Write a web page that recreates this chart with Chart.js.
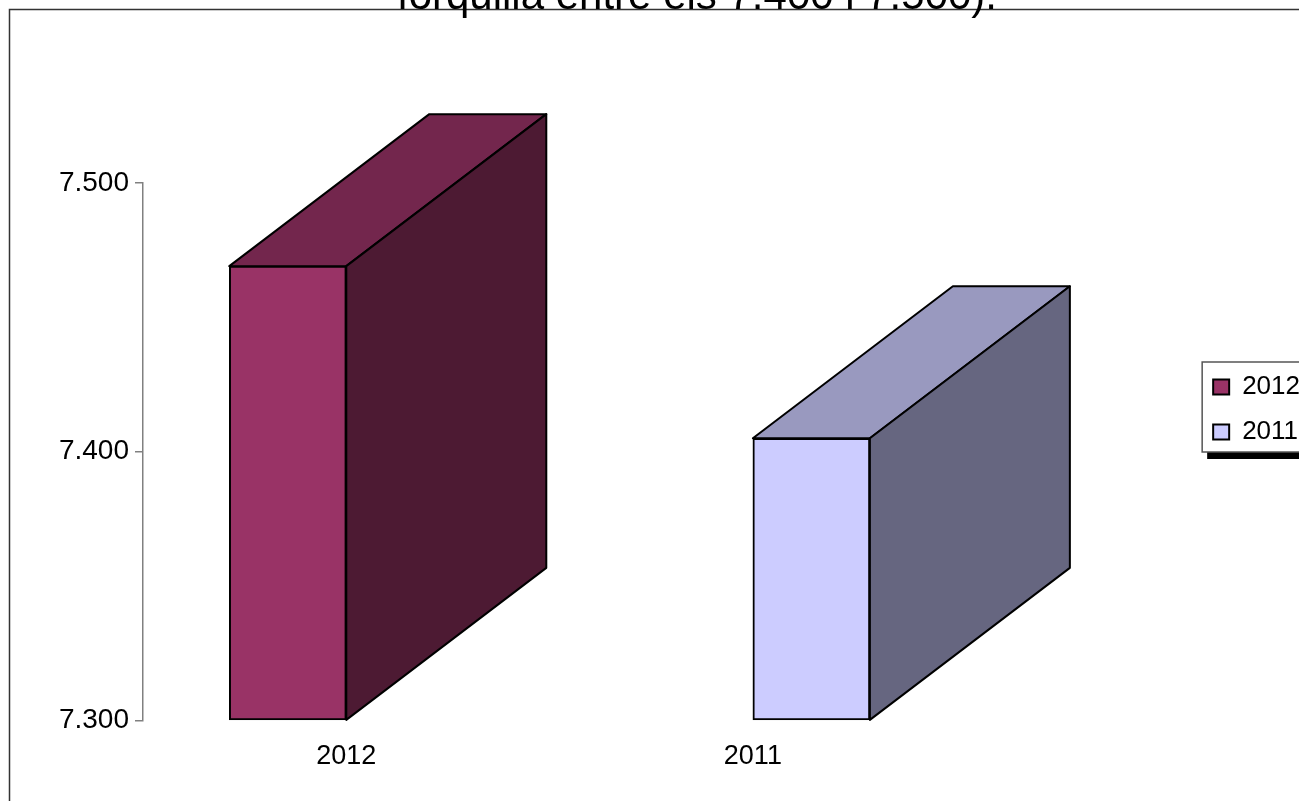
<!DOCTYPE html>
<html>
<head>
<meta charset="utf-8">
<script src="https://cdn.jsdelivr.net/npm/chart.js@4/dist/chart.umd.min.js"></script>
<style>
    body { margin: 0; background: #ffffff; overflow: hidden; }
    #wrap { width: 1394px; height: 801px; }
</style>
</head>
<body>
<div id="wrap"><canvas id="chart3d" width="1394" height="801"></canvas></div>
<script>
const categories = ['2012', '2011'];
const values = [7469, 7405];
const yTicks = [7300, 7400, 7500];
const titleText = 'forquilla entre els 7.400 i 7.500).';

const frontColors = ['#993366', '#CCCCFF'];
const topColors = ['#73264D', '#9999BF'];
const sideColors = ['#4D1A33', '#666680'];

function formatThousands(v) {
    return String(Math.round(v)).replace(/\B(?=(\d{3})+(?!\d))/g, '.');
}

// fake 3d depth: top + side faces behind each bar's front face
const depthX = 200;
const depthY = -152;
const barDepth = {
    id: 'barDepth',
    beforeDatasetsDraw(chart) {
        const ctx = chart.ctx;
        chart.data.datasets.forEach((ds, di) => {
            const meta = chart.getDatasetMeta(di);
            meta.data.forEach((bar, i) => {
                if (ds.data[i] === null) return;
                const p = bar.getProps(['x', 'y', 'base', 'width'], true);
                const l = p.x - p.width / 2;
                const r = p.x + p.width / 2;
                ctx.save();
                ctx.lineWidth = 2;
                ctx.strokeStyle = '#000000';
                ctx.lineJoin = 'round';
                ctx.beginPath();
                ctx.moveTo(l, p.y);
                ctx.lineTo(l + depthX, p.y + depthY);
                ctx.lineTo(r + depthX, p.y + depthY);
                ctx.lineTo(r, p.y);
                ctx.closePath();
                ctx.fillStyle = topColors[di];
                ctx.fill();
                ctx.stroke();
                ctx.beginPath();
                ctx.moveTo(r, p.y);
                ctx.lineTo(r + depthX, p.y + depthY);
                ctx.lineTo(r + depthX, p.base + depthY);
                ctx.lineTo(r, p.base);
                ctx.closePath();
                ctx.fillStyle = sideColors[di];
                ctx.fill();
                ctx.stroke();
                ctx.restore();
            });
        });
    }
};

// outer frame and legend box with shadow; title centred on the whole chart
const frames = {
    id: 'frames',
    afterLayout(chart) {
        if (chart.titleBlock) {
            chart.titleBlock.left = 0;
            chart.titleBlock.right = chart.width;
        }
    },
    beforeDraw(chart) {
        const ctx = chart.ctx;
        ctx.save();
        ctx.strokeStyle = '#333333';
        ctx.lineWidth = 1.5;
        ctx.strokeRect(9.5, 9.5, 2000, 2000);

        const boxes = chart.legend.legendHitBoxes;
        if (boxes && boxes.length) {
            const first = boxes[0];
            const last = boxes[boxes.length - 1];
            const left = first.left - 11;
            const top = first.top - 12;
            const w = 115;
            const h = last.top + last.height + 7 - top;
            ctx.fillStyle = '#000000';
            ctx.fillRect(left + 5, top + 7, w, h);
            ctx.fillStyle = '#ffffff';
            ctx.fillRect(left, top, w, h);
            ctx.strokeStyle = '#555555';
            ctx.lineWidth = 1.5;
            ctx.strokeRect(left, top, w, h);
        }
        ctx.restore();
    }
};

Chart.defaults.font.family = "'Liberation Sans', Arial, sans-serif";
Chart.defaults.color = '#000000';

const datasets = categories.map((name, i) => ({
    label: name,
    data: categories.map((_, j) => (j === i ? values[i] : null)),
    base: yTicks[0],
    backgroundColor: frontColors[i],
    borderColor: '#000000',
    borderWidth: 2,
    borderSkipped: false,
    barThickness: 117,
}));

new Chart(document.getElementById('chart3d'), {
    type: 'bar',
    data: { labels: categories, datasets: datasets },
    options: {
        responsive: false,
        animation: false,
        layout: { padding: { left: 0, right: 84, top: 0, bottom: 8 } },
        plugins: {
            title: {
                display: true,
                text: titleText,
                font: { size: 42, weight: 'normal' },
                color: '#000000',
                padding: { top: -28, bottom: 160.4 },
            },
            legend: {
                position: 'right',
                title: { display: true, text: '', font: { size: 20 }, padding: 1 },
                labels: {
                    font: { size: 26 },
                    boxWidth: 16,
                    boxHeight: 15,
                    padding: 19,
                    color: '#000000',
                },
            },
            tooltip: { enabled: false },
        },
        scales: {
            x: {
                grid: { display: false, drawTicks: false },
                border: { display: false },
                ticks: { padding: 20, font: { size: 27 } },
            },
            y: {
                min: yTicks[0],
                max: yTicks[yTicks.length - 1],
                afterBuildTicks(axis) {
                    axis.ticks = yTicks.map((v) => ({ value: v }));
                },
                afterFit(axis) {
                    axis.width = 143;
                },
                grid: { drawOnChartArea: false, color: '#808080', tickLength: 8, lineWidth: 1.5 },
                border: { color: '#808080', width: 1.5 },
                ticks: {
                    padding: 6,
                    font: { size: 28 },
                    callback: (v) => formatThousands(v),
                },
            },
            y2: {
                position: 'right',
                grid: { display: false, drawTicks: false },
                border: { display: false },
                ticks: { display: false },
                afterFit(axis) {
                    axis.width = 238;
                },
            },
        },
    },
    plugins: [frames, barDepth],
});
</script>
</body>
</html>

□ □ □

- **Requirements**
Restate the whole of the material word for word without the pictures.

- **Problem solution**
Write a web page that recreates this chart with Chart.js.
<!DOCTYPE html>
<html>
<head>
<meta charset="utf-8">
<script src="https://cdn.jsdelivr.net/npm/chart.js@4/dist/chart.umd.min.js"></script>
<style>
    body { margin: 0; background: #ffffff; overflow: hidden; }
    #wrap { width: 1394px; height: 801px; }
</style>
</head>
<body>
<div id="wrap"><canvas id="chart3d" width="1394" height="801"></canvas></div>
<script>
const categories = ['2012', '2011'];
const values = [7469, 7405];
const yTicks = [7300, 7400, 7500];
const titleText = 'forquilla entre els 7.400 i 7.500).';

const frontColors = ['#993366', '#CCCCFF'];
const topColors = ['#73264D', '#9999BF'];
const sideColors = ['#4D1A33', '#666680'];

function formatThousands(v) {
    return String(Math.round(v)).replace(/\B(?=(\d{3})+(?!\d))/g, '.');
}

// fake 3d depth: top + side faces behind each bar's front face
const depthX = 200;
const depthY = -152;
const barDepth = {
    id: 'barDepth',
    beforeDatasetsDraw(chart) {
        const ctx = chart.ctx;
        chart.data.datasets.forEach((ds, di) => {
            const meta = chart.getDatasetMeta(di);
            meta.data.forEach((bar, i) => {
                if (ds.data[i] === null) return;
                const p = bar.getProps(['x', 'y', 'base', 'width'], true);
                const l = p.x - p.width / 2;
                const r = p.x + p.width / 2;
                ctx.save();
                ctx.lineWidth = 2;
                ctx.strokeStyle = '#000000';
                ctx.lineJoin = 'round';
                ctx.beginPath();
                ctx.moveTo(l, p.y);
                ctx.lineTo(l + depthX, p.y + depthY);
                ctx.lineTo(r + depthX, p.y + depthY);
                ctx.lineTo(r, p.y);
                ctx.closePath();
                ctx.fillStyle = topColors[di];
                ctx.fill();
                ctx.stroke();
                ctx.beginPath();
                ctx.moveTo(r, p.y);
                ctx.lineTo(r + depthX, p.y + depthY);
                ctx.lineTo(r + depthX, p.base + depthY);
                ctx.lineTo(r, p.base);
                ctx.closePath();
                ctx.fillStyle = sideColors[di];
                ctx.fill();
                ctx.stroke();
                ctx.restore();
            });
        });
    }
};

// outer frame and legend box with shadow; title centred on the whole chart
const frames = {
    id: 'frames',
    afterLayout(chart) {
        if (chart.titleBlock) {
            chart.titleBlock.left = 0;
            chart.titleBlock.right = chart.width;
        }
    },
    beforeDraw(chart) {
        const ctx = chart.ctx;
        ctx.save();
        ctx.strokeStyle = '#333333';
        ctx.lineWidth = 1.5;
        ctx.strokeRect(9.5, 9.5, 2000, 2000);

        const boxes = chart.legend.legendHitBoxes;
        if (boxes && boxes.length) {
            const first = boxes[0];
            const last = boxes[boxes.length - 1];
            const left = first.left - 11;
            const top = first.top - 12;
            const w = 115;
            const h = last.top + last.height + 7 - top;
            ctx.fillStyle = '#000000';
            ctx.fillRect(left + 5, top + 7, w, h);
            ctx.fillStyle = '#ffffff';
            ctx.fillRect(left, top, w, h);
            ctx.strokeStyle = '#555555';
            ctx.lineWidth = 1.5;
            ctx.strokeRect(left, top, w, h);
        }
        ctx.restore();
    }
};

Chart.defaults.font.family = "'Liberation Sans', Arial, sans-serif";
Chart.defaults.color = '#000000';

const datasets = categories.map((name, i) => ({
    label: name,
    data: categories.map((_, j) => (j === i ? values[i] : null)),
    base: yTicks[0],
    backgroundColor: frontColors[i],
    borderColor: '#000000',
    borderWidth: 2,
    borderSkipped: false,
    barThickness: 117,
}));

new Chart(document.getElementById('chart3d'), {
    type: 'bar',
    data: { labels: categories, datasets: datasets },
    options: {
        responsive: false,
        animation: false,
        layout: { padding: { left: 0, right: 84, top: 0, bottom: 8 } },
        plugins: {
            title: {
                display: true,
                text: titleText,
                font: { size: 42, weight: 'normal' },
                color: '#000000',
                padding: { top: -28, bottom: 160.4 },
            },
            legend: {
                position: 'right',
                title: { display: true, text: '', font: { size: 20 }, padding: 1 },
                labels: {
                    font: { size: 26 },
                    boxWidth: 16,
                    boxHeight: 15,
                    padding: 19,
                    color: '#000000',
                },
            },
            tooltip: { enabled: false },
        },
        scales: {
            x: {
                grid: { display: false, drawTicks: false },
                border: { display: false },
                ticks: { padding: 20, font: { size: 27 } },
            },
            y: {
                min: yTicks[0],
                max: yTicks[yTicks.length - 1],
                afterBuildTicks(axis) {
                    axis.ticks = yTicks.map((v) => ({ value: v }));
                },
                afterFit(axis) {
                    axis.width = 143;
                },
                grid: { drawOnChartArea: false, color: '#808080', tickLength: 8, lineWidth: 1.5 },
                border: { color: '#808080', width: 1.5 },
                ticks: {
                    padding: 6,
                    font: { size: 28 },
                    callback: (v) => formatThousands(v),
                },
            },
            y2: {
                position: 'right',
                grid: { display: false, drawTicks: false },
                border: { display: false },
                ticks: { display: false },
                afterFit(axis) {
                    axis.width = 238;
                },
            },
        },
    },
    plugins: [frames, barDepth],
});
</script>
</body>
</html>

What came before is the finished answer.